If you study the objects in your everyday life, you'll realize that most of them are incredibly complex. Something as simple as paper requires a capital-intensive process industry with razor-thin margins and technology that exceeds any one person's ability to master.
It's generally understood that for example a house requires a significant collection of specialists to be built right. There's scarcely an object around that is made from scratch by one person, or even a group of people with the same skills. Everything requires close coordination of diverse specialists.
This is only barely catching on in software development. The roles of a software development team are ad hoc at best, and most organizations do a terrible job of establishing ways to coordinate their efforts.
As a result, there is a tipping point when software development efforts are overcome by complexity. Up until that point, they get by working informally together, making up deficiencies by working harder. But once the complexity goes beyond a point we can call C, everything collapses.

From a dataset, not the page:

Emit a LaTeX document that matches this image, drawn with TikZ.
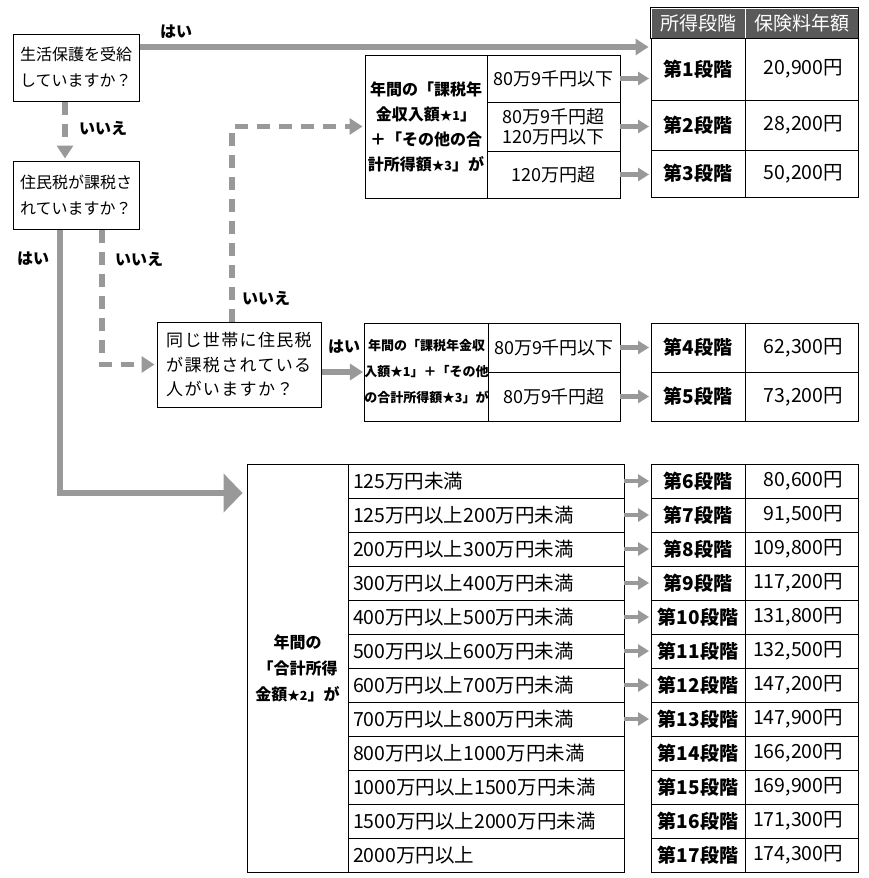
\documentclass[tikz,border=0pt]{standalone}
\usepackage{fontspec}
\setmainfont{Noto Sans CJK JP}
\usetikzlibrary{arrows.meta}
\definecolor{arrowgray}{gray}{0.6}
\definecolor{headgray}{gray}{0.35}
\newcommand\starnote[1]{{\fontsize{12.5}{12}\selectfont ★#1}}

\begin{document}
\begin{tikzpicture}[x=1pt,y=-1pt,
  qbox/.style={draw,line width=1pt,inner sep=0pt,align=left,font=\fontsize{16}{26}\selectfont},
  cell/.style={draw,line width=0.9pt,inner sep=0pt,align=center},
  desc/.style={cell,font=\bfseries\fontsize{16}{25}\selectfont},
  rng/.style={cell,font=\fontsize{18}{20}\selectfont},
  rowc/.style={cell,minimum width=276pt,minimum height=34pt,text width=266pt,align=left,font=\fontsize{19.5}{20}\selectfont},
  stage/.style={cell,minimum width=94pt,font=\bfseries\fontsize{19}{20}\selectfont},
  val/.style={cell,minimum width=113pt,text width=83pt,align=right,font=\fontsize{19.5}{20}\selectfont},
  hdr/.style={cell,draw=white,fill=headgray,text=white,minimum height=30pt,font=\fontsize{19}{20}\selectfont},
  lbl/.style={inner sep=0pt,font=\bfseries\fontsize{16}{16}\selectfont},
  yes/.style={draw=arrowgray,line width=5.5pt,shorten >=2pt,-{Triangle[length=13pt,width=16pt]}},
  no/.style={yes,dash pattern=on 13pt off 9pt},
  hop/.style={draw=arrowgray,line width=4.5pt,shorten >=1.5pt,-{Triangle[length=11pt,width=13pt]}}]
\useasboundingbox (0,0) rectangle (868,878);
\node[qbox,minimum width=126pt,minimum height=67pt] (q1) at (76,67.5) {生活保護を受給\\していますか？};
\node[qbox,minimum width=126pt,minimum height=68pt] (q2) at (76,195) {住民税が課税さ\\れていますか？};
\node[qbox,minimum width=164pt,minimum height=85pt,font=\fontsize{17}{24.5}\selectfont\addfontfeature{LetterSpace=8}] (q3) at (239,364.5) {同じ世帯に住民税\\が課税されている\\人がいますか？};
\node[desc,minimum width=122pt,minimum height=143pt] (ta) at (426,126.5) {年間の「課税年\\金収入額\starnote{1}」\\＋「その他の合\\計所得額\starnote{3}」が};
\node[rng,minimum width=133pt,minimum height=47pt] (ta1) at (553.5,78.5) {80万9千円以下};
\node[rng,minimum width=133pt,minimum height=49pt] (ta2) at (553.5,126.5) {80万9千円超\\120万円以下};
\node[rng,minimum width=133pt,minimum height=47pt] (ta3) at (553.5,174.5) {120万円超};
\node[hdr,minimum width=94pt] (h1) at (698,23) {所得段階};
\node[hdr,minimum width=113pt] (h2) at (801.5,23) {保険料年額};
\draw[line width=0.9pt] (h1.north west) rectangle (h2.south east);
\node[stage,minimum height=62pt] (s1) at (698,69) {第1段階};
\node[val,minimum height=62pt] (v1) at (801.5,69) {\llap{20,900円}};
\node[stage,minimum height=50pt] (s2) at (698,125) {第2段階};
\node[val,minimum height=50pt] (v2) at (801.5,125) {\llap{28,200円}};
\node[stage,minimum height=47pt] (s3) at (698,173.5) {第3段階};
\node[val,minimum height=47pt] (v3) at (801.5,173.5) {\llap{50,200円}};
\node[desc,minimum width=123pt,minimum height=98pt,font=\bfseries\fontsize{13}{26}\selectfont] (tb) at (426.5,372) {年間の「課税年金収\\入額\starnote{1}」＋「その他\\の合計所得額\starnote{3}」が};
\node[rng,minimum width=132pt,minimum height=49pt] (tb1) at (554,347.5) {80万9千円以下};
\node[rng,minimum width=132pt,minimum height=49pt] (tb2) at (554,396.5) {80万9千円超};
\node[stage,minimum height=49pt] (s4) at (698,347.5) {第4段階};
\node[val,minimum height=49pt] (v4) at (801.5,347.5) {\llap{62,300円}};
\node[stage,minimum height=49pt] (s5) at (698,396.5) {第5段階};
\node[val,minimum height=49pt] (v5) at (801.5,396.5) {\llap{73,200円}};
\node[desc,minimum width=101pt,minimum height=408pt,font=\bfseries\fontsize{16}{26}\selectfont] (bt) at (297.5,668) {年間の\\「合計所得\\金額\starnote{2}」が};
\foreach \ri/\si/\txt/\amt in {1/6/125万円未満/{80,600円},2/7/125万円以上200万円未満/{91,500円},
    3/8/200万円以上300万円未満/{109,800円},4/9/300万円以上400万円未満/{117,200円},
    5/10/400万円以上500万円未満/{131,800円},6/11/500万円以上600万円未満/{132,500円},
    7/12/600万円以上700万円未満/{147,200円},8/13/700万円以上800万円未満/{147,900円},
    9/14/800万円以上1000万円未満/{166,200円},10/15/1000万円以上1500万円未満/{169,900円},
    11/16/1500万円以上2000万円未満/{171,300円},12/17/2000万円以上/{174,300円}}{
  \node[rowc] (r\ri) at (486,447+34*\ri) {\txt};
  \node[stage,minimum height=34pt] (s\si) at (698,447+34*\ri) {第\si 段階};
  \node[val,minimum height=34pt] (v\si) at (801.5,447+34*\ri) {\llap{\amt}};
  \ifnum\ri<9 \draw[hop] (r\ri.east) -- (s\si.west); \fi
}
\coordinate (y1) at (0,47);
\coordinate (y2) at (0,493);
\draw[yes] (q1.east |- y1) -- (s1.west |- y1);
\draw[no] ([xshift=-11pt]q1.south) -- ([xshift=-11pt]q2.north);
\draw[yes,shorten >=4pt,-{Triangle[length=19pt,width=38pt]}] ([xshift=-16pt]q2.south) |- (bt.west |- y2);
\draw[no] ([xshift=26pt]q2.south) |- (q3.west);
\draw[no] ([xshift=-7pt]q3.north) |- (ta.west);
\draw[yes,shorten >=1pt] (q3.east |- tb.west) -- (tb.west);
\draw[hop] (ta1.east) -- (ta1.east -| s1.west);
\draw[hop] (ta2.east) -- (ta2.east -| s2.west);
\draw[hop] (ta3.east) -- (ta3.east -| s3.west);
\draw[hop] (tb1.east) -- (tb1.east -| s4.west);
\draw[hop] (tb2.east) -- (tb2.east -| s5.west);
\node[lbl] (l1) at (176,32) {はい};
\node[lbl] (l2) at (103,128) {いいえ};
\node[lbl] (l3) at (33,259) {はい};
\node[lbl] (l4) at (139,259) {いいえ};
\node[lbl] (l5) at (266,298) {いいえ};
\node[lbl] (l6) at (344,347) {はい};
\end{tikzpicture}
\end{document}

There are two challenges in overcoming this:
First, the problem of measuring complexity, especially before the project starts. Exceptions, interdependencies, and too many moving parts are easy to spot after the fact but are barely visible before.
Second, the problem of knowing what to do. If adding more programmers to a late software project makes it later, most savvy project managers know that the smaller the team is, the more likely it is that they will succeed. Larger teams may accomplish more, but there are diminishing returns to increasing the size. A 20--person team does not accomplish 4 times more than a 5-person team.
One way to think about the complexity of a system is to think about what it takes to fully describe it. But with information systems, fully describing it is essentially building it.
Some kind of heuristics are needed that allows developers to understand whether the complexity exceeds the "tipping point" at which they need to get very formal, very organized, and very rigid in their approach.
And then they need a team organization model that reduces the added complexity of managing their own efforts without incurring prohibitive, painful formality.